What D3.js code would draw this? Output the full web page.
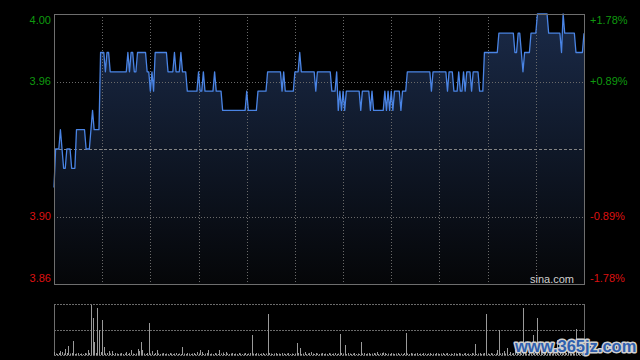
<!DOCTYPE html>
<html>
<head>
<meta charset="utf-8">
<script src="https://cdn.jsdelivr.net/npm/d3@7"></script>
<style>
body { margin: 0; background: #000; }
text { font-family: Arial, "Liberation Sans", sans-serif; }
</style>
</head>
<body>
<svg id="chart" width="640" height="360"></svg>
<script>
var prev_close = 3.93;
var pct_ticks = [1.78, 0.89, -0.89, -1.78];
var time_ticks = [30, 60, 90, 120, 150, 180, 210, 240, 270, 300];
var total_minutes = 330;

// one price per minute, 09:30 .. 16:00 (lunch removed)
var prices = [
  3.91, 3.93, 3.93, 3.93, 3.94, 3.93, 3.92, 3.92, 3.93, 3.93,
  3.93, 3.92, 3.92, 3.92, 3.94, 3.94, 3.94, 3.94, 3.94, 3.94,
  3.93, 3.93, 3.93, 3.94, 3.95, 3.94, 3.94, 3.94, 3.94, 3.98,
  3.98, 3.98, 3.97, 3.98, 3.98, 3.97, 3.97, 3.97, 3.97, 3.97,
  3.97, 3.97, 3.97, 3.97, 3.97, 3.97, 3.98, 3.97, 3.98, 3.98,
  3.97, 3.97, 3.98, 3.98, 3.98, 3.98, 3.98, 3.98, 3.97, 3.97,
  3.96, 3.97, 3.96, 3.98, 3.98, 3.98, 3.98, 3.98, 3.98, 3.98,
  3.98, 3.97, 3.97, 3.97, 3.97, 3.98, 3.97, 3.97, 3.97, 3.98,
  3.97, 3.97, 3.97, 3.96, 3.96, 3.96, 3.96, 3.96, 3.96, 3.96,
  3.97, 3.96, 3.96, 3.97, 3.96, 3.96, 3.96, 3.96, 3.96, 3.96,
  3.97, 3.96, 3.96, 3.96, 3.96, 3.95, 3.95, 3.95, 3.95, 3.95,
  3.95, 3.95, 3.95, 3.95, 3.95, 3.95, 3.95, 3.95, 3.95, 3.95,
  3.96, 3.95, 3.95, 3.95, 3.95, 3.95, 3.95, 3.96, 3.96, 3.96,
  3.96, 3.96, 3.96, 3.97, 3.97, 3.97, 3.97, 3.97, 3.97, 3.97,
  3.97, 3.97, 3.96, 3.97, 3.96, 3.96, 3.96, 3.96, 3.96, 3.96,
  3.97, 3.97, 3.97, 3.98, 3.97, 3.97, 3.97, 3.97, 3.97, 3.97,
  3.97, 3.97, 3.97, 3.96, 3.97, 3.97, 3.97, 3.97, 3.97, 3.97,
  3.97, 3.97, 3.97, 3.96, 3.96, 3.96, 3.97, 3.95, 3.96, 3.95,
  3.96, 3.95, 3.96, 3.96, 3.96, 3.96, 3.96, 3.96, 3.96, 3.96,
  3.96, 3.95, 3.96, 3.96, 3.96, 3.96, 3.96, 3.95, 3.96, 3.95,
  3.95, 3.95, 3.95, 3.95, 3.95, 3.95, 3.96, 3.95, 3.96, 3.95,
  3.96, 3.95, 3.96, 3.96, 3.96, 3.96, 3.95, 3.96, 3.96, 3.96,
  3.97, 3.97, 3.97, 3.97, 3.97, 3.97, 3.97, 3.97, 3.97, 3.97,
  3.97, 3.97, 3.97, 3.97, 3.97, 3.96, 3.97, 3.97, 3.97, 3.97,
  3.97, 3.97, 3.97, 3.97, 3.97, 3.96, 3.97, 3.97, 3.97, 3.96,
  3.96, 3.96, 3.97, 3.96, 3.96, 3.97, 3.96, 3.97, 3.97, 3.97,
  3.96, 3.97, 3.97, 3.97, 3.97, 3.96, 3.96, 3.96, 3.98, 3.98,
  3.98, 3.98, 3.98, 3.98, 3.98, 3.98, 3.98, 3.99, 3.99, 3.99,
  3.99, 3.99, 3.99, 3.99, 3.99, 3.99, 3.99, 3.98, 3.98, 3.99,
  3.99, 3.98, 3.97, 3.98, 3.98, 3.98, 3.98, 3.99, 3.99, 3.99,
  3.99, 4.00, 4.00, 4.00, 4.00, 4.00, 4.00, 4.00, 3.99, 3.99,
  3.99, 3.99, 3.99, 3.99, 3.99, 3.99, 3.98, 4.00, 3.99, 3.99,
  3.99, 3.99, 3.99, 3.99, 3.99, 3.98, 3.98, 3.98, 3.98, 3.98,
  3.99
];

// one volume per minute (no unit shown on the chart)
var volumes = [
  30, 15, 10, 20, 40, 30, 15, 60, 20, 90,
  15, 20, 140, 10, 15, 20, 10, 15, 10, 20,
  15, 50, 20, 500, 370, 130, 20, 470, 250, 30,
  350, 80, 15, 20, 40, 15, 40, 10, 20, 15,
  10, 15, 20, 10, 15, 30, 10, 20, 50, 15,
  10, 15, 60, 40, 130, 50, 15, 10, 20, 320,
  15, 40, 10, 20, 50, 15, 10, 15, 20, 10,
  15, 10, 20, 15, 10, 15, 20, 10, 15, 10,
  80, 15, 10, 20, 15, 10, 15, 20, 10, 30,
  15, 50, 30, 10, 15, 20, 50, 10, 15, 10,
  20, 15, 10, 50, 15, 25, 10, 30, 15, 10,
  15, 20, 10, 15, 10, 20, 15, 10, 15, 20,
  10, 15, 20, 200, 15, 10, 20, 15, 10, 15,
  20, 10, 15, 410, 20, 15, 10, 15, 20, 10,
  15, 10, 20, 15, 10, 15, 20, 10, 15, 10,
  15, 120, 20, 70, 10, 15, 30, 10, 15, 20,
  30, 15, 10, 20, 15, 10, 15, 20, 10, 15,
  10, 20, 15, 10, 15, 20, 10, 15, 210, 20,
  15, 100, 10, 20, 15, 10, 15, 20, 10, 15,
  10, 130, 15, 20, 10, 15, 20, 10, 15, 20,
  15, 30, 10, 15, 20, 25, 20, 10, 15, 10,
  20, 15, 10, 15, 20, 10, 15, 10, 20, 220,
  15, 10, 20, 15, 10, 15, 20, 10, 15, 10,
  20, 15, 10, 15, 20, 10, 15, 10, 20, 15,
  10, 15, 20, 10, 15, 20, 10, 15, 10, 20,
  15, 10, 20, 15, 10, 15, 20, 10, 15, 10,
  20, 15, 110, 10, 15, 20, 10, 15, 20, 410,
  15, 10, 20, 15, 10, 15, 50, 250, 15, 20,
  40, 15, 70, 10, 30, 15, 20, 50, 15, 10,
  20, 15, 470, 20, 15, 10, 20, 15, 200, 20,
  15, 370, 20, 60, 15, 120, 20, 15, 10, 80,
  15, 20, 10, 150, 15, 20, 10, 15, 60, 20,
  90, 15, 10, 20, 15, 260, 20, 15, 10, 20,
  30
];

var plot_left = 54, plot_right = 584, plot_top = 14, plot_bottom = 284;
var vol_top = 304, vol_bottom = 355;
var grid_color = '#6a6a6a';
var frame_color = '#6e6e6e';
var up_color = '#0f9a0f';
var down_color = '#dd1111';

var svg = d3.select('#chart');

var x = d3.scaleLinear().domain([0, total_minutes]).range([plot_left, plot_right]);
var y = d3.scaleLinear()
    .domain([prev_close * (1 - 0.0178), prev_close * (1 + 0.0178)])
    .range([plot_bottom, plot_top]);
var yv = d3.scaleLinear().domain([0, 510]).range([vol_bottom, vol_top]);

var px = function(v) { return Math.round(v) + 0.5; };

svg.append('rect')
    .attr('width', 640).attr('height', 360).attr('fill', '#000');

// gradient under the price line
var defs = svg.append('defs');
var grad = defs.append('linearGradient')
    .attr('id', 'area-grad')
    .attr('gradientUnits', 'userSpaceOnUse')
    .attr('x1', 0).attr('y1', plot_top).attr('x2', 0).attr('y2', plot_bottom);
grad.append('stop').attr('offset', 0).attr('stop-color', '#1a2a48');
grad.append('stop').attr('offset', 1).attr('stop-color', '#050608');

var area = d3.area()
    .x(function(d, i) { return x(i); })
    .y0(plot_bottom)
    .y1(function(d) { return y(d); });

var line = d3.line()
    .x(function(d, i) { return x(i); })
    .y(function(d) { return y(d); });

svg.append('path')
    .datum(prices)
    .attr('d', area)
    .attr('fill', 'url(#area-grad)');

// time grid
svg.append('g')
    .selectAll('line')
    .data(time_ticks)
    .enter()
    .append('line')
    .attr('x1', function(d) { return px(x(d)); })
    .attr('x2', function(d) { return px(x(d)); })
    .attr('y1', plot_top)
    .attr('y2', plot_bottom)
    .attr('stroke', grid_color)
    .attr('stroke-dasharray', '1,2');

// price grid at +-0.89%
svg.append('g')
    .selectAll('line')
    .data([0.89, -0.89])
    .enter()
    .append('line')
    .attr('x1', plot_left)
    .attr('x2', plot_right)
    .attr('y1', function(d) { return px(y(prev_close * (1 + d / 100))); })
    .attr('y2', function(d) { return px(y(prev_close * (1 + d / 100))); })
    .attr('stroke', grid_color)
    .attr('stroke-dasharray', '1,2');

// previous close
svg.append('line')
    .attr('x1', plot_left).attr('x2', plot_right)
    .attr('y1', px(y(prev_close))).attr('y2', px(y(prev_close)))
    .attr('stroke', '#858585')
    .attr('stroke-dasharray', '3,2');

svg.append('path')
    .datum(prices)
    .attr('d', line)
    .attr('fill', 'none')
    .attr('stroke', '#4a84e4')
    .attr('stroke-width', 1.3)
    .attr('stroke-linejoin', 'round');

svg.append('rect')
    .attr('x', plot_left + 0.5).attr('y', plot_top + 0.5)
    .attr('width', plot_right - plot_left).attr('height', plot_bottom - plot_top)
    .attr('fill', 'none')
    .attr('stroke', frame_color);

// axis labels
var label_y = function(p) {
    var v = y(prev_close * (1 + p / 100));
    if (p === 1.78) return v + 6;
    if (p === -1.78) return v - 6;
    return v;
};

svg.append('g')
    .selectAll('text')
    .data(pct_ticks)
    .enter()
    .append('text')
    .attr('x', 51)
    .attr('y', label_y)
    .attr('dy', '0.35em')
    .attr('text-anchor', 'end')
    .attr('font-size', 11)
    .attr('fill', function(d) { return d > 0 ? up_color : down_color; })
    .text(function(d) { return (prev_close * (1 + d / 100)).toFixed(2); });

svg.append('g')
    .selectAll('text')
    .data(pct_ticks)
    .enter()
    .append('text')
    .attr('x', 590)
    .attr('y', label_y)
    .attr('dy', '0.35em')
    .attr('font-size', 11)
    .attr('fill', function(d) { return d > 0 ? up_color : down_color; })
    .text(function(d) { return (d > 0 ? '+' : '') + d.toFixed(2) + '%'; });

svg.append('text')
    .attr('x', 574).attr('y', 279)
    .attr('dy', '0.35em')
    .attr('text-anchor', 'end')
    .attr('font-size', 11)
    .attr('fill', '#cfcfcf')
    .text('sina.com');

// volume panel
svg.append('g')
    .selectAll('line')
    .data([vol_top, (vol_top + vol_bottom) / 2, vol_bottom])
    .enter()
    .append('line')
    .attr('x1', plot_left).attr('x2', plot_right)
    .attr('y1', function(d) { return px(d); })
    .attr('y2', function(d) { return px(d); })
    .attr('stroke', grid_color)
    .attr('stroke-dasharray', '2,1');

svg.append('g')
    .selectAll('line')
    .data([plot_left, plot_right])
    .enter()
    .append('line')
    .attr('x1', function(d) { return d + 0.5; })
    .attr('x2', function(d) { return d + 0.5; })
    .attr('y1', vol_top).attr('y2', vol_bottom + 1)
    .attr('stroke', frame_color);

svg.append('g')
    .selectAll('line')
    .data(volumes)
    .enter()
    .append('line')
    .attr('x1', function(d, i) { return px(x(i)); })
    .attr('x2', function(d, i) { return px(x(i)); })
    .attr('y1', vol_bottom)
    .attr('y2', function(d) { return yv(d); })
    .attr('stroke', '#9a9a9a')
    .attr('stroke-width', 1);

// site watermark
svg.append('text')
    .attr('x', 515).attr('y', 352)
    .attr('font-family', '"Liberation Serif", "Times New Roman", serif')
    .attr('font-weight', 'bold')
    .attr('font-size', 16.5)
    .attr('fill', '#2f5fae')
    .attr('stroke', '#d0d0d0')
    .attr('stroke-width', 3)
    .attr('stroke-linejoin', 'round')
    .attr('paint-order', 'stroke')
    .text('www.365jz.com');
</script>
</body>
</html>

Goal »
Please quote the lines of the material, beginning with the first and ending with the one that contains "var total_minutes = 330;", exactly as written and without any pictures.

Output for this task »
What D3.js code would draw this? Output the full web page.
<!DOCTYPE html>
<html>
<head>
<meta charset="utf-8">
<script src="https://cdn.jsdelivr.net/npm/d3@7"></script>
<style>
body { margin: 0; background: #000; }
text { font-family: Arial, "Liberation Sans", sans-serif; }
</style>
</head>
<body>
<svg id="chart" width="640" height="360"></svg>
<script>
var prev_close = 3.93;
var pct_ticks = [1.78, 0.89, -0.89, -1.78];
var time_ticks = [30, 60, 90, 120, 150, 180, 210, 240, 270, 300];
var total_minutes = 330;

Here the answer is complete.